### Challenge
Retype word for word the first line of the listing and each line after it up to the line with "GENOTYPES = ['+/+', '+/-', '-/-']", with the pictures taken out.

### Source material

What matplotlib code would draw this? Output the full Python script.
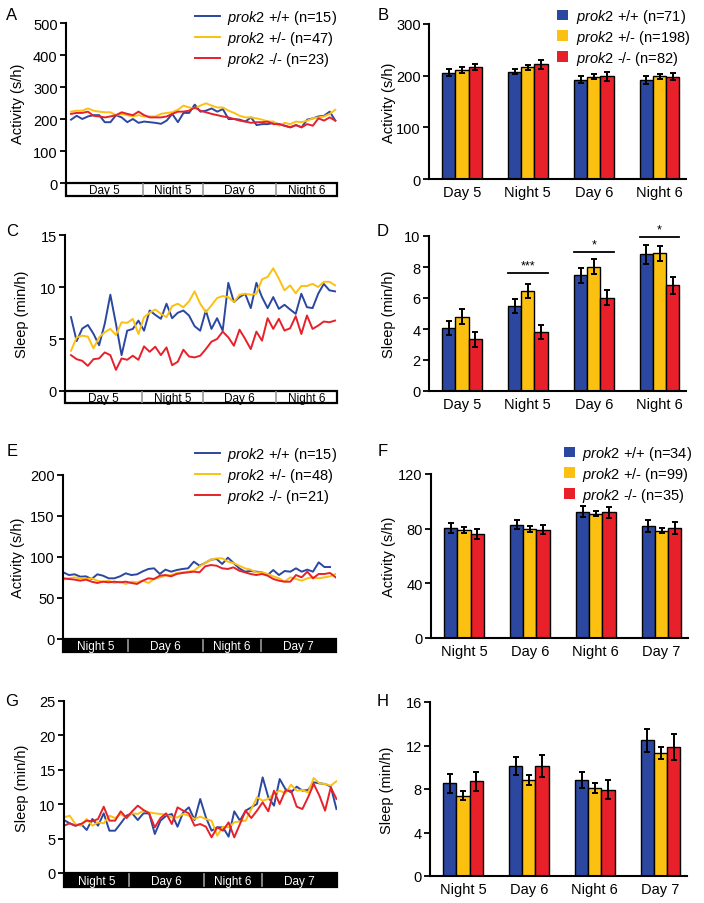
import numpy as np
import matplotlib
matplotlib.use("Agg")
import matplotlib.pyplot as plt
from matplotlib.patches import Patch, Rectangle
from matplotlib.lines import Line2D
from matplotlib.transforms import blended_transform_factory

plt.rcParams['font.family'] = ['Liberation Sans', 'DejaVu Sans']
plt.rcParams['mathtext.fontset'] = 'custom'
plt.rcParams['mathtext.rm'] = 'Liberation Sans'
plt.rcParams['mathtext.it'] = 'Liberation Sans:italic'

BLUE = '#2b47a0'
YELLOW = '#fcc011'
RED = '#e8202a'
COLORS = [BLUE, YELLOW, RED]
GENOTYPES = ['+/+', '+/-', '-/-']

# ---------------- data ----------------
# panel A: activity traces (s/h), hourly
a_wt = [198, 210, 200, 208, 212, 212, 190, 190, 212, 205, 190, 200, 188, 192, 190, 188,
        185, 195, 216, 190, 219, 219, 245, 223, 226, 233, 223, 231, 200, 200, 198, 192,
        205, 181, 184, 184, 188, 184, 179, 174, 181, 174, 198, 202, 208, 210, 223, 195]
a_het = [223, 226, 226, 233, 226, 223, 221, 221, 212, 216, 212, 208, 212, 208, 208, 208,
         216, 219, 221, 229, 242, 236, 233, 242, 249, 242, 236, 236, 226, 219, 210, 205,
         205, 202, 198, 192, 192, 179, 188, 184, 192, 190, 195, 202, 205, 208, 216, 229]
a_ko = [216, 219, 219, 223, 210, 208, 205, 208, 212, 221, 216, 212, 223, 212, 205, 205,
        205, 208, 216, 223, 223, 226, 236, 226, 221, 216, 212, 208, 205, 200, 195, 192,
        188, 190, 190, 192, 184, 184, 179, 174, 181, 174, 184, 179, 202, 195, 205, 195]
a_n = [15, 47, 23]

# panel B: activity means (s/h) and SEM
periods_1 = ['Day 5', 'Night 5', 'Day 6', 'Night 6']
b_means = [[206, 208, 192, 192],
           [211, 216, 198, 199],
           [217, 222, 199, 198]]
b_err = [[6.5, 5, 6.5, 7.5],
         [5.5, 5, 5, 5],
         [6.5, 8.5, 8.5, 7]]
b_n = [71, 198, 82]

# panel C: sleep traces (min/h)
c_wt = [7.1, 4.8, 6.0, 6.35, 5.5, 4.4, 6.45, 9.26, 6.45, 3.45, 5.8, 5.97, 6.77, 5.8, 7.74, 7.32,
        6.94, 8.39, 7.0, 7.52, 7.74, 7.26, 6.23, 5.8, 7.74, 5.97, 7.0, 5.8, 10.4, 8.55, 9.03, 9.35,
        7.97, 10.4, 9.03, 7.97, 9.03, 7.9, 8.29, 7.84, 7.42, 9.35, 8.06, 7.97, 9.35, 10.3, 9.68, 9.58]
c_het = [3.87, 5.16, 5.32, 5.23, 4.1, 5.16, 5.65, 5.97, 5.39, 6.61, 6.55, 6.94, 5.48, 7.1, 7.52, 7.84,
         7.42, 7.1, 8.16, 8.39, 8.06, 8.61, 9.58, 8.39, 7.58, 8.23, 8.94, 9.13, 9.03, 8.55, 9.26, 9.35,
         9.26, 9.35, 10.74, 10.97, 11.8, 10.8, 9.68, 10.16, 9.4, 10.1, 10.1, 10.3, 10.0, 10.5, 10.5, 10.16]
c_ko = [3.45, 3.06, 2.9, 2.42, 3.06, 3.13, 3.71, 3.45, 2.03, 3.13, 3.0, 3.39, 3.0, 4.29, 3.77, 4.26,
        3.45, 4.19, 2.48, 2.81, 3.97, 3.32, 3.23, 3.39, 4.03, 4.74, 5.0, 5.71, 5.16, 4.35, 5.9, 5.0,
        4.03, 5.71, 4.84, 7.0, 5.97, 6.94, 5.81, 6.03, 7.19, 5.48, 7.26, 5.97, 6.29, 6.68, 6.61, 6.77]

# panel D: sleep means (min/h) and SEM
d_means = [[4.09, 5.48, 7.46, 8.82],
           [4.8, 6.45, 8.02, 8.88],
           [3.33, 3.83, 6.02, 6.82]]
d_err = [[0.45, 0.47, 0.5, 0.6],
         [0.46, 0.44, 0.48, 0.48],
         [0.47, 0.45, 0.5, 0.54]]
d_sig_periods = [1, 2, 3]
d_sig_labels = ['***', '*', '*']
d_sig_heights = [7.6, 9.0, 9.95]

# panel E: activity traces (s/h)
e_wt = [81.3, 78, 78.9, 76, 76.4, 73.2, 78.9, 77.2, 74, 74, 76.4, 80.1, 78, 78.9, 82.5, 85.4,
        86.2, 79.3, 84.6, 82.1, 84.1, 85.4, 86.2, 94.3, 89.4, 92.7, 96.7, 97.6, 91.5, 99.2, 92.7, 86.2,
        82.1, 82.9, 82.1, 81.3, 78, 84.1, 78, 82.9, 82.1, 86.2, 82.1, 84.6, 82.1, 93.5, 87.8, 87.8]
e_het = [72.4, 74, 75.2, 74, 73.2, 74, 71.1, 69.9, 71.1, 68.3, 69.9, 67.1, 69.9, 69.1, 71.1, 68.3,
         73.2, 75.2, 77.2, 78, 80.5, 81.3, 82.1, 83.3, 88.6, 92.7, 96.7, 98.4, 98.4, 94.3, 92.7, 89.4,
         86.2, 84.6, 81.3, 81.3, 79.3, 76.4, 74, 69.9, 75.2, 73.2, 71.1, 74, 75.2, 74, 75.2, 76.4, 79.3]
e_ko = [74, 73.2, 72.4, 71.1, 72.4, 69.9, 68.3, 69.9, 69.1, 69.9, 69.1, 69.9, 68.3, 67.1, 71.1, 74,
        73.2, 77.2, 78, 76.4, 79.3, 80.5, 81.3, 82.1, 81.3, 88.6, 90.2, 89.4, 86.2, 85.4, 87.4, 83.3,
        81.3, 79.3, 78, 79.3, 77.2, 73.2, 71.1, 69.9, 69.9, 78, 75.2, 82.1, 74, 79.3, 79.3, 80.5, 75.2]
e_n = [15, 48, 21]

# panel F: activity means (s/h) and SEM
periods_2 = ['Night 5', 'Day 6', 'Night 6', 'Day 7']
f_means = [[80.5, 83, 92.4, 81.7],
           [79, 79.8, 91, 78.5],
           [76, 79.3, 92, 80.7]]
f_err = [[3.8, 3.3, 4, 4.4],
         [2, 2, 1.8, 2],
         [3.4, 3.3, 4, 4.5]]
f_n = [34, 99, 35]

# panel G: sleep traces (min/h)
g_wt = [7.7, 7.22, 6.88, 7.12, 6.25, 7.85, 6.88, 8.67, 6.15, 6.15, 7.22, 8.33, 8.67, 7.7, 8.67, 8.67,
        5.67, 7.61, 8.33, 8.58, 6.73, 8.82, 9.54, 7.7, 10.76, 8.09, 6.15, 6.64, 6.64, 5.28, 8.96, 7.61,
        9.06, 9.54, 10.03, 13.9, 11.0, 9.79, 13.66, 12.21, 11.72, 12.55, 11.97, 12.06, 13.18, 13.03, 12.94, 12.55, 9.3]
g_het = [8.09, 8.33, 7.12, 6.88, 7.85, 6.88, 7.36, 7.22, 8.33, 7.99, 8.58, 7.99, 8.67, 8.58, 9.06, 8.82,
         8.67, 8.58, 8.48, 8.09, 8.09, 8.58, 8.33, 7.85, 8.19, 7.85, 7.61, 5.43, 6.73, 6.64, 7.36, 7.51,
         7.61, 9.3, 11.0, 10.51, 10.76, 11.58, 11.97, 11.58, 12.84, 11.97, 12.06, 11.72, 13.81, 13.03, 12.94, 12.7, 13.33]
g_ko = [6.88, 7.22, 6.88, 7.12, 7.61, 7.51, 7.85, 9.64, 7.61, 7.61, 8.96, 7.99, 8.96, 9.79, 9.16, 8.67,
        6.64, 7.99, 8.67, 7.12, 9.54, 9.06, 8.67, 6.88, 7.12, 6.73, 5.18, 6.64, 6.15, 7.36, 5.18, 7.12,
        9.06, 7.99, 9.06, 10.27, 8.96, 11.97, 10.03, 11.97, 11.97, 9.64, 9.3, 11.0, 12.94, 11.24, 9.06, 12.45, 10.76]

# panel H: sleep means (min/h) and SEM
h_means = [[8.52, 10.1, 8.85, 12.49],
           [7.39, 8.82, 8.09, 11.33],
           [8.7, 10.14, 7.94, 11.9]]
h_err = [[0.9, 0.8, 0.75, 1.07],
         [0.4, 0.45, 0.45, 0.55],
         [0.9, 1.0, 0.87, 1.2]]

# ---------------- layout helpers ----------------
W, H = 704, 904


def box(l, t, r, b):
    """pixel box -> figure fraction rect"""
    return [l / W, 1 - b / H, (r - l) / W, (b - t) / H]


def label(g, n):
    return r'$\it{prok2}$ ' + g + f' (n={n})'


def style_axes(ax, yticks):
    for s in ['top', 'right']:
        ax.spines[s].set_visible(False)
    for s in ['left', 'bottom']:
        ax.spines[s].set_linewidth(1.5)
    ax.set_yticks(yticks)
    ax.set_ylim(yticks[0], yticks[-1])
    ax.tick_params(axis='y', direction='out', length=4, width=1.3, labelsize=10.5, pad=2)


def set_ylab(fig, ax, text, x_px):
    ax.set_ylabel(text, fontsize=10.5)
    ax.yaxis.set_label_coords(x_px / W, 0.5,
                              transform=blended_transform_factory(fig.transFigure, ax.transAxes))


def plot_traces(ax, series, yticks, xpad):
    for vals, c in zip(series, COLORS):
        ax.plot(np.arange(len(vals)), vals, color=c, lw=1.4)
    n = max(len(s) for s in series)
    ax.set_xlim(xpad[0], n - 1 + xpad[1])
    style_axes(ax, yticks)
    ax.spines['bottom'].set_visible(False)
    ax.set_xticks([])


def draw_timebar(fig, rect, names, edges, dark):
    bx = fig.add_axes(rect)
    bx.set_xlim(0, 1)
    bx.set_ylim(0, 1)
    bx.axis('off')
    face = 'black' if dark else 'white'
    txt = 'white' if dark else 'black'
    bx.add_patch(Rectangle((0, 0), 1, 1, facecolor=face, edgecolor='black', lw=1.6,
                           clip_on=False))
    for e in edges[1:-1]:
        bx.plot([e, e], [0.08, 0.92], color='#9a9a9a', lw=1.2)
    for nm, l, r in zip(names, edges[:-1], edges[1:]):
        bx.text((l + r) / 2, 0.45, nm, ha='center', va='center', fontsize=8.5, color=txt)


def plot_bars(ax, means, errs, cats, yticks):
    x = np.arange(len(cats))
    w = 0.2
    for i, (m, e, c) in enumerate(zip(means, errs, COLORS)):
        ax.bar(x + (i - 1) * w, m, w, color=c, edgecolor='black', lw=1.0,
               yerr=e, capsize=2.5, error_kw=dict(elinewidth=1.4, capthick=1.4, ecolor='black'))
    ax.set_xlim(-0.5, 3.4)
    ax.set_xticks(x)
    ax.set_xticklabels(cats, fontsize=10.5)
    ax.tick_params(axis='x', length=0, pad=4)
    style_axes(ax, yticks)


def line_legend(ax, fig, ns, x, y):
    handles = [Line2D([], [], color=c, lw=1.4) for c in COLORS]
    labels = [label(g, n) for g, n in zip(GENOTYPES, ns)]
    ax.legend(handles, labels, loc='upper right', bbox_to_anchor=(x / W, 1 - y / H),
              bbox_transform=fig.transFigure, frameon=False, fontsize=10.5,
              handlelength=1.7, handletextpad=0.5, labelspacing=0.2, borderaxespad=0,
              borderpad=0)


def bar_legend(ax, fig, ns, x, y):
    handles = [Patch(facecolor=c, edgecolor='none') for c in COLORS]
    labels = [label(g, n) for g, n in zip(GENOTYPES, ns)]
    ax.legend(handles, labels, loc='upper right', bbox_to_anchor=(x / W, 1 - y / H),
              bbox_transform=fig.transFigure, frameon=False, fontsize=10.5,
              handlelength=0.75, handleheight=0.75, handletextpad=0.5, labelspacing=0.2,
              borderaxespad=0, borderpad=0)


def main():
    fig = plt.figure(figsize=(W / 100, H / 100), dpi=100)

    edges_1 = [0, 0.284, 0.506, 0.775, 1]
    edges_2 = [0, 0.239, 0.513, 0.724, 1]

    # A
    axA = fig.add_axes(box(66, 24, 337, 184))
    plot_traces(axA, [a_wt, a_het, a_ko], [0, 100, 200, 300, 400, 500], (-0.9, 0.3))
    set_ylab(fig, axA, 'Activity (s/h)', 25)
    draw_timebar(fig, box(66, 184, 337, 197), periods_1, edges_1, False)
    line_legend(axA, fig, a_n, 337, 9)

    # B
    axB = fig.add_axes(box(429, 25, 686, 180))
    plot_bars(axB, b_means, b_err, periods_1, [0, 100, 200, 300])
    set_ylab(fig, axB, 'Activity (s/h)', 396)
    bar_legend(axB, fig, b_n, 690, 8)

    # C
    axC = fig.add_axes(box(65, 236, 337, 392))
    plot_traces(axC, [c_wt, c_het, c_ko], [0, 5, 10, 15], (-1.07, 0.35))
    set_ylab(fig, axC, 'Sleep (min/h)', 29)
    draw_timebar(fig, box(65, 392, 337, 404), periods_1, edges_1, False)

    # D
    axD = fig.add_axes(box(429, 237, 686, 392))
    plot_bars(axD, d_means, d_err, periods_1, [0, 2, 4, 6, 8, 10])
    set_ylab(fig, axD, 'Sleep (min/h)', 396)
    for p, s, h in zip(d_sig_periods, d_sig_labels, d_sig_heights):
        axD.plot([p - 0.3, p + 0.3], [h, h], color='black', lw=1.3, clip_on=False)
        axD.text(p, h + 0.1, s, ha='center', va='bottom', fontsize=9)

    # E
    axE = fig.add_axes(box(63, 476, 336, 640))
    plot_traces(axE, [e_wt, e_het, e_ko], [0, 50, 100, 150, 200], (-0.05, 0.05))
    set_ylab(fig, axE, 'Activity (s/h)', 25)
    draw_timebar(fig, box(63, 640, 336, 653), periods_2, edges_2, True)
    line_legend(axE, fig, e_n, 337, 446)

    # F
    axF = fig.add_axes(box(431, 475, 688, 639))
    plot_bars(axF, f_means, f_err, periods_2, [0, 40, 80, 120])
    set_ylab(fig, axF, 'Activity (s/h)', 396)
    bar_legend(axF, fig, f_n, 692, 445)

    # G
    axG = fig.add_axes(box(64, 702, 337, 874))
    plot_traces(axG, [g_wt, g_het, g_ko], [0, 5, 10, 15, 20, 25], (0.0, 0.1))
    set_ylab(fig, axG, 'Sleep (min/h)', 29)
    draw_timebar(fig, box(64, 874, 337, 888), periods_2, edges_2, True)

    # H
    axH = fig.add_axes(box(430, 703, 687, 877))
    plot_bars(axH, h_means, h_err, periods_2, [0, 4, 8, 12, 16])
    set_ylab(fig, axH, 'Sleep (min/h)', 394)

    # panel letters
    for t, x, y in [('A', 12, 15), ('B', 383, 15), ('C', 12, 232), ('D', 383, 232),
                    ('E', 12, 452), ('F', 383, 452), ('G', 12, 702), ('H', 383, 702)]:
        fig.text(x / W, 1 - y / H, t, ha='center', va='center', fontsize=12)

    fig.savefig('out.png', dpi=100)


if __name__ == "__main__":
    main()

### Expected answer
What matplotlib code would draw this? Output the full Python script.
import numpy as np
import matplotlib
matplotlib.use("Agg")
import matplotlib.pyplot as plt
from matplotlib.patches import Patch, Rectangle
from matplotlib.lines import Line2D
from matplotlib.transforms import blended_transform_factory

plt.rcParams['font.family'] = ['Liberation Sans', 'DejaVu Sans']
plt.rcParams['mathtext.fontset'] = 'custom'
plt.rcParams['mathtext.rm'] = 'Liberation Sans'
plt.rcParams['mathtext.it'] = 'Liberation Sans:italic'

BLUE = '#2b47a0'
YELLOW = '#fcc011'
RED = '#e8202a'
COLORS = [BLUE, YELLOW, RED]
GENOTYPES = ['+/+', '+/-', '-/-']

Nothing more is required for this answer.